The early days of computing in the UK were enlivened by a varied cast of characters, some iconic machines, and plenty of specialist magazines to document every twist and turn. Tom Lean's excellent book gives a historian's perspective on this formative era.
Written by Colin Barker, Contributor

Electronic Dreams: How 1980s Britain Learned to Love the Computer • By Tom Lean • Bloomsbury • 288 pages • ISBN: 978-1-4729-1833-8 • £16.99

Do you remember the BBC Micro? Does the Sinclair ZX80 ring a bell? Perhaps the stocky Commodore PET or the petite VIC-20? No?

If you're under 30, I'm not surprised. If you're over 30, then perhaps these devices raise a nostalgic smile as you remember a time when the microcomputer was king.

The 1980s were a decade of contrasts and change, seeing not only the rise of Margaret Thatcher and Ronald Reagan, and the gradual thawing of the Cold War, but also the launch of IBM's Personal Computer in 1981.

In the UK, more than almost any other European country, there was an impressive level of IT innovation and computer usage during the 1980s.

Now that tumultuous decade has been chronicled in Tom Lean's Electronic Dreams: How 1980s Britain Learned to Love the Computer.

Lean is by no means the first to cover this ground, but what makes this book especially interesting is that he's not a geek but a professional historian based at the British Library. You can read our full interview with Lean here. The book came about as part of his work at the British Library on the Oral History of British Science.

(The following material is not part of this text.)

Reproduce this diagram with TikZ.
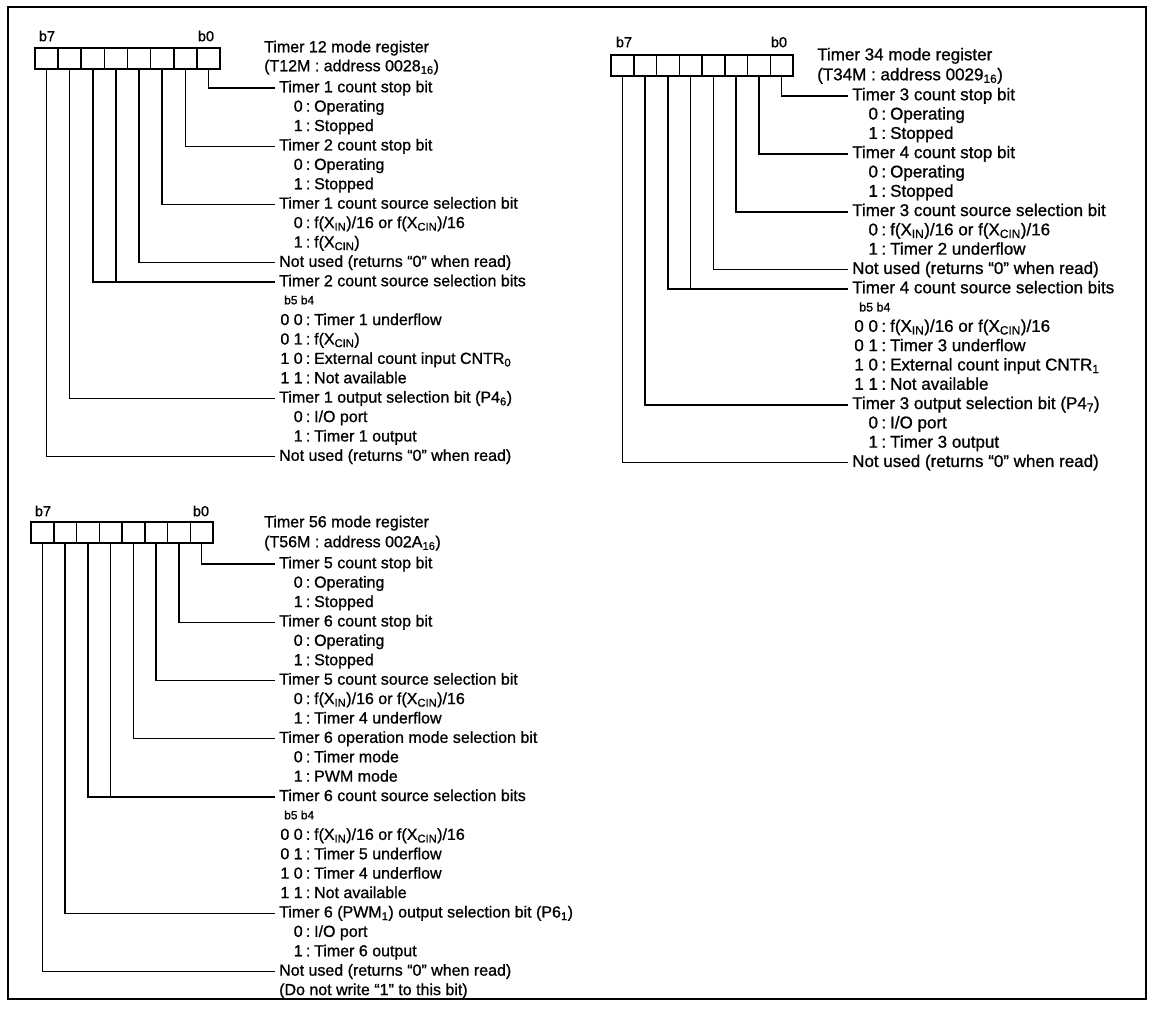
\documentclass[tikz,border=0pt]{standalone}
\usepackage{fontspec}
\setmainfont{Liberation Sans}[FakeBold=0.9]
\usetikzlibrary{positioning}

\newcommand{\sel}[2]{\makebox[1.28em][r]{#1}\hspace{0.2em}:\hspace{0.24em}#2}

\tikzset{
  outerframe/.style={line width=2.8pt},
  regcell/.style={draw, line width=1.5pt, minimum width=23.125pt, minimum height=21pt, inner sep=0pt, outer sep=0pt},
  regbox/.style={line width=2.2pt},
  bitno/.style={inner sep=0pt, font=\fontsize{14.5}{14.5}\selectfont},
  regtitle/.style={anchor=west, inner sep=0pt, text height=12pt, text depth=3.5pt},
  bithead/.style={anchor=west, inner xsep=4pt, inner ysep=0pt, text height=12pt, text depth=3.5pt},
  bitopt/.style={anchor=west, inner sep=0pt, text height=12pt, text depth=3.5pt},
  bitpair/.style={anchor=west, inner sep=0pt, font=\fontsize{12}{12}\selectfont},
  lead/.style={line width=1.4pt}
}

\begin{document}
\begin{tikzpicture}[x=1pt,y=-1pt,font=\fontsize{16}{19}\selectfont]
    \useasboundingbox (0,0) rectangle (1150,1010);
    \draw[outerframe] (8,7) rectangle (1146,999);

    % Timer 12 mode register
    \foreach \k in {0,...,7}
        \node[regcell] (a\k) at ({46.56+23.125*(7-\k)},58.5) {};
    \draw[regbox] (a7.north west) rectangle (a0.south east);
    \node[bitno] (a7no) at (47,36) {b7};
    \node[bitno] (a0no) at (206,36) {b0};
    \node[regtitle] (atitle) at (264,48) {Timer 12 mode register};
    \node[regtitle] (aaddr) at (264,67) {(T12M\ :\ address 0028\textsubscript{16})};

    \node[bithead] (ah0) at (275,88) {Timer 1 count stop bit};
    \node[bitopt] (ah0a) at (282,107.4) {\sel{0}{Operating}};
    \node[bitopt] (ah0b) at (282,126.8) {\sel{1}{Stopped}};
    \node[bithead] (ah1) at (275,146.2) {Timer 2 count stop bit};
    \node[bitopt] (ah1a) at (282,165.6) {\sel{0}{Operating}};
    \node[bitopt] (ah1b) at (282,185) {\sel{1}{Stopped}};
    \node[bithead] (ah2) at (275,204.4) {Timer 1 count source selection bit};
    \node[bitopt] (ah2a) at (282,223.8) {\sel{0}{f(X\textsubscript{IN})/16 or f(X\textsubscript{CIN})/16}};
    \node[bitopt] (ah2b) at (282,243.2) {\sel{1}{f(X\textsubscript{CIN})}};
    \node[bithead] (ah3) at (275,262.6) {Not used\ (returns “0” when read)};
    \node[bithead] (ah45) at (275,282) {Timer 2 count source selection bits};
    \node[bitpair] (ah45p) at (284,300) {b5 b4};
    \node[bitopt] (ah45a) at (282,320.8) {\sel{0 0}{Timer 1 underflow}};
    \node[bitopt] (ah45b) at (282,340.2) {\sel{0 1}{f(X\textsubscript{CIN})}};
    \node[bitopt] (ah45c) at (282,359.6) {\sel{1 0}{External count input CNTR\textsubscript{0}}};
    \node[bitopt] (ah45d) at (282,379) {\sel{1 1}{Not available}};
    \node[bithead] (ah6) at (275,398.4) {Timer 1 output selection bit\ (P4\textsubscript{6})};
    \node[bitopt] (ah6a) at (282,417.8) {\sel{0}{I/O port}};
    \node[bitopt] (ah6b) at (282,437.2) {\sel{1}{Timer 1 output}};
    \node[bithead] (ah7) at (275,456.6) {Not used\ (returns “0” when read)};

    \draw[lead] (a0.south) |- (ah0.west);
    \draw[lead] (a1.south) |- (ah1.west);
    \draw[lead] (a2.south) |- (ah2.west);
    \draw[lead] (a3.south) |- (ah3.west);
    \draw[lead] (a5.south) |- (ah45.west);
    \draw[lead] (a4.south) -- (a4.south |- ah45.west);
    \draw[lead] (a6.south) |- (ah6.west);
    \draw[lead] (a7.south) |- (ah7.west);

    % Timer 34 mode register
    \begin{scope}[font=\fontsize{17}{20}\selectfont]
    \foreach \k in {0,...,7}
        \node[regcell, minimum width=22.75pt] (b\k) at ({622.38+22.75*(7-\k)},65.5) {};
    \draw[regbox] (b7.north west) rectangle (b0.south east);
    \node[bitno] (b7no) at (624,42) {b7};
    \node[bitno] (b0no) at (779,42) {b0};
    \node[regtitle] (btitle) at (817,56) {Timer 34 mode register};
    \node[regtitle] (baddr) at (817,76) {(T34M\ :\ address 0029\textsubscript{16})};

    \node[bithead] (bh0) at (848,96) {Timer 3 count stop bit};
    \node[bitopt] (bh0a) at (856,115.3) {\sel{0}{Operating}};
    \node[bitopt] (bh0b) at (856,134.6) {\sel{1}{Stopped}};
    \node[bithead] (bh1) at (848,153.9) {Timer 4 count stop bit};
    \node[bitopt] (bh1a) at (856,173.2) {\sel{0}{Operating}};
    \node[bitopt] (bh1b) at (856,192.5) {\sel{1}{Stopped}};
    \node[bithead] (bh2) at (848,211.8) {Timer 3 count source selection bit};
    \node[bitopt] (bh2a) at (856,231.1) {\sel{0}{f(X\textsubscript{IN})/16 or f(X\textsubscript{CIN})/16}};
    \node[bitopt] (bh2b) at (856,250.4) {\sel{1}{Timer 2 underflow}};
    \node[bithead] (bh3) at (848,269.7) {Not used\ (returns “0” when read)};
    \node[bithead] (bh45) at (848,289) {Timer 4 count source selection bits};
    \node[bitpair, font=\fontsize{12.5}{12.5}\selectfont] (bh45p) at (859,307) {b5 b4};
    \node[bitopt] (bh45a) at (856,327.6) {\sel{0 0}{f(X\textsubscript{IN})/16 or f(X\textsubscript{CIN})/16}};
    \node[bitopt] (bh45b) at (856,346.9) {\sel{0 1}{Timer 3 underflow}};
    \node[bitopt] (bh45c) at (856,366.2) {\sel{1 0}{External count input CNTR\textsubscript{1}}};
    \node[bitopt] (bh45d) at (856,385.5) {\sel{1 1}{Not available}};
    \node[bithead] (bh6) at (848,404.8) {Timer 3 output selection bit\ (P4\textsubscript{7})};
    \node[bitopt] (bh6a) at (856,424.1) {\sel{0}{I/O port}};
    \node[bitopt] (bh6b) at (856,443.4) {\sel{1}{Timer 3 output}};
    \node[bithead] (bh7) at (848,462.7) {Not used\ (returns “0” when read)};

    \draw[lead] (b0.south) |- (bh0.west);
    \draw[lead] (b1.south) |- (bh1.west);
    \draw[lead] (b2.south) |- (bh2.west);
    \draw[lead] (b3.south) |- (bh3.west);
    \draw[lead] (b5.south) |- (bh45.west);
    \draw[lead] (b4.south) -- (b4.south |- bh45.west);
    \draw[lead] (b6.south) |- (bh6.west);
    \draw[lead] (b7.south) |- (bh7.west);
    \end{scope}

    % Timer 56 mode register
    \foreach \k in {0,...,7}
        \node[regcell, minimum width=22.75pt] (c\k) at ({42.38+22.75*(7-\k)},532.5) {};
    \draw[regbox] (c7.north west) rectangle (c0.south east);
    \node[bitno] (c7no) at (43,511) {b7};
    \node[bitno] (c0no) at (201,511) {b0};
    \node[regtitle] (ctitle) at (264,523) {Timer 56 mode register};
    \node[regtitle] (caddr) at (264,543) {(T56M\ :\ address 002A\textsubscript{16})};

    \node[bithead] (ch0) at (275,564) {Timer 5 count stop bit};
    \node[bitopt] (ch0a) at (282,583.4) {\sel{0}{Operating}};
    \node[bitopt] (ch0b) at (282,602.8) {\sel{1}{Stopped}};
    \node[bithead] (ch1) at (275,622.2) {Timer 6 count stop bit};
    \node[bitopt] (ch1a) at (282,641.6) {\sel{0}{Operating}};
    \node[bitopt] (ch1b) at (282,661) {\sel{1}{Stopped}};
    \node[bithead] (ch2) at (275,680.4) {Timer 5 count source selection bit};
    \node[bitopt] (ch2a) at (282,699.8) {\sel{0}{f(X\textsubscript{IN})/16 or f(X\textsubscript{CIN})/16}};
    \node[bitopt] (ch2b) at (282,719.2) {\sel{1}{Timer 4 underflow}};
    \node[bithead] (ch3) at (275,738.6) {Timer 6 operation mode selection bit};
    \node[bitopt] (ch3a) at (282,758) {\sel{0}{Timer mode}};
    \node[bitopt] (ch3b) at (282,777.4) {\sel{1}{PWM mode}};
    \node[bithead] (ch45) at (275,796.8) {Timer 6 count source selection bits};
    \node[bitpair] (ch45p) at (284,815) {b5 b4};
    \node[bitopt] (ch45a) at (282,835.6) {\sel{0 0}{f(X\textsubscript{IN})/16 or f(X\textsubscript{CIN})/16}};
    \node[bitopt] (ch45b) at (282,855) {\sel{0 1}{Timer 5 underflow}};
    \node[bitopt] (ch45c) at (282,874.4) {\sel{1 0}{Timer 4 underflow}};
    \node[bitopt] (ch45d) at (282,893.8) {\sel{1 1}{Not available}};
    \node[bithead] (ch6) at (275,913.2) {Timer 6\ (PWM\textsubscript{1})\ output selection bit\ (P6\textsubscript{1})};
    \node[bitopt] (ch6a) at (282,932.6) {\sel{0}{I/O port}};
    \node[bitopt] (ch6b) at (282,952) {\sel{1}{Timer 6 output}};
    \node[bithead] (ch7) at (275,971.4) {Not used\ (returns “0” when read)};
    \node[bithead] (ch7a) at (275,990.8) {(Do not write “1” to this bit)};

    \draw[lead] (c0.south) |- (ch0.west);
    \draw[lead] (c1.south) |- (ch1.west);
    \draw[lead] (c2.south) |- (ch2.west);
    \draw[lead] (c3.south) |- (ch3.west);
    \draw[lead] (c5.south) |- (ch45.west);
    \draw[lead] (c4.south) -- (c4.south |- ch45.west);
    \draw[lead] (c6.south) |- (ch6.west);
    \draw[lead] (c7.south) |- (ch7.west);
\end{tikzpicture}
\end{document}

Electronic Dreams is a true oral history, painting vivid portraits of key movers and shakers in the British personal computer market such as Alan Sugar, Clive Sinclair, and Chris Curry.

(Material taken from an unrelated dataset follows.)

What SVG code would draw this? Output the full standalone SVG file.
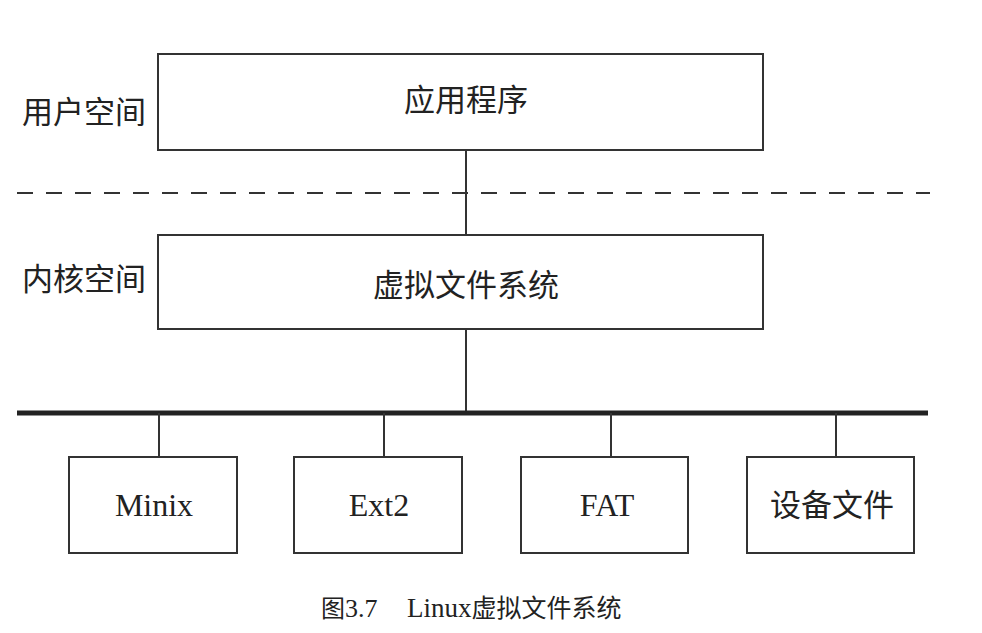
<svg xmlns="http://www.w3.org/2000/svg" width="982" height="633" viewBox="0 0 982 633">
<style>
.box{fill:#fff;stroke:#333;stroke-width:2}
.ln{stroke:#333;stroke-width:2;fill:none}
.cn{font-family:"Noto Sans CJK SC","Noto Sans",sans-serif;fill:#222;text-anchor:middle}
.en{font-family:"Liberation Serif","Noto Sans CJK SC",serif;fill:#222;text-anchor:middle}
</style>
<rect width="982" height="633" fill="#fff"/>
<g id="connectors">
<line class="ln" x1="466" y1="150" x2="466" y2="235"/>
<line class="ln" x1="466" y1="329" x2="466" y2="413"/>
<line x1="17" y1="193" x2="930" y2="193" stroke="#333" stroke-width="2" stroke-dasharray="16,13"/>
<line x1="17" y1="413" x2="928" y2="413" stroke="#222" stroke-width="5"/>
<line class="ln" x1="159" y1="413" x2="159" y2="457"/>
<line class="ln" x1="384" y1="413" x2="384" y2="457"/>
<line class="ln" x1="611" y1="413" x2="611" y2="457"/>
<line class="ln" x1="836" y1="413" x2="836" y2="457"/>
</g>
<g id="label-user"><text class="cn" x="84" y="123" font-size="31">用户空间</text></g>
<g id="label-kernel"><text class="cn" x="84" y="290" font-size="31">内核空间</text></g>
<g id="app"><rect class="box" x="158" y="54" width="605" height="96"/><text class="cn" x="466" y="111" font-size="31">应用程序</text></g>
<g id="vfs"><rect class="box" x="158" y="235" width="605" height="94"/><text class="cn" x="466" y="296" font-size="31">虚拟文件系统</text></g>
<g id="minix"><rect class="box" x="69" y="457" width="168" height="96"/><text class="en" x="154" y="516" font-size="32">Minix</text></g>
<g id="ext2"><rect class="box" x="294" y="457" width="168" height="96"/><text class="en" x="379" y="516" font-size="32">Ext2</text></g>
<g id="fat"><rect class="box" x="521" y="457" width="167" height="96"/><text class="en" x="607" y="516" font-size="32">FAT</text></g>
<g id="dev"><rect class="box" x="747" y="457" width="167" height="96"/><text class="cn" x="832" y="516" font-size="31">设备文件</text></g>
<g id="caption"><text y="617" fill="#222"><tspan x="321" font-size="24" font-family="Noto Sans CJK SC,sans-serif">图</tspan><tspan font-size="26" font-family="Liberation Serif,serif">3.7</tspan><tspan x="407" font-size="27" font-family="Liberation Serif,serif">Linux</tspan><tspan font-size="25" font-family="Noto Sans CJK SC,sans-serif">虚拟文件系统</tspan></text></g>
</svg>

At £235 for 16KB of memory, the BBC Micro was groundbreaking and took the UK by storm. Manufacturer Acorn thought it would sell 12,000 units but actually sold 1.5 million, largely thanks to sales in the education sector. A generation of British youngsters learned about computers thanks to the nation's broadcaster.

Photo: Wikipedia/BBC

The Dragon 32: Similar to the Tandy TRS-80, the Dragon came with a mighty 32KB of memory or 64KB plus an RS-232 port in the larger version.

Photo: Wikipedia

But we also hear from less well-known characters too. People like Tony Clarke, the patriotic Welshman who launched the principality's own microcomputer, the Dragon 32.

Along with the personal details and reminiscences of the individuals involved in the birth of UK computing, another feature that sets this book apart is the extensive use of magazines and other literature of that decade.

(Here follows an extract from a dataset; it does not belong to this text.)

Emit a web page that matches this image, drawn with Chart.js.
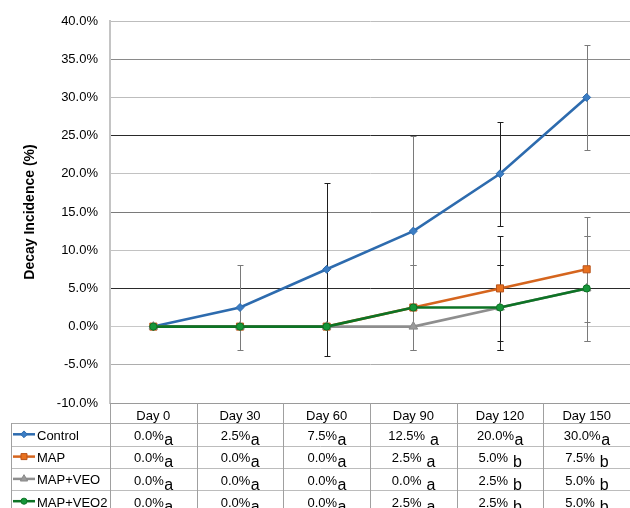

From Sinclair User to Your Computer, Acorn Computer and Practical Computing, the book sources some of the many periodicals from the time.

Such diversity was not surprising: computers were new and complex devices, and presented a new challenge for everyone. People needed help, and the publishing industry was ready and willing to supply it via a flood of new magazines.

In the book, Lean recounts plenty of tales, including Ambit's Roland Perry on helping to build Amstrad's first computer, and recounts how the BBC introduced its own computer -- the BBC Micro -- which was a runaway success that virtually took over the growing educational computer market.

The BBC Micro was built by another UK computer company, Acorn Computers. In due course Acorn spawned the internationally successful microprocessor company, ARM (ARM, of course, originally stood for Acorn RISC Machines).


Sinclair ZX Spectrum: Launched in 1982, this breakthrough 8-bit system with 16KB of memory effectively launched computing in the UK.

Photo: Wikipedia

Another idea that had a relatively brief but successful time was Prestel. A product of the UK's Post Office, Prestel was a 'viewdata' system that could be seen as a crude but reasonably effective precursor of the internet.

The birth of the computer revolution was shaped by the people who were doing it: writing code, analysing, developing and designing. But another major factor was the computing press -- the journalists who chronicled developments day by day.

"Revolutions, political and technological, rely more than anything else on the circulation of ideas and information to get them started," writes Lean. "The electronics and computer press were undoubtedly the nerves of the popular computer revolution, but they were also the only way that information got around."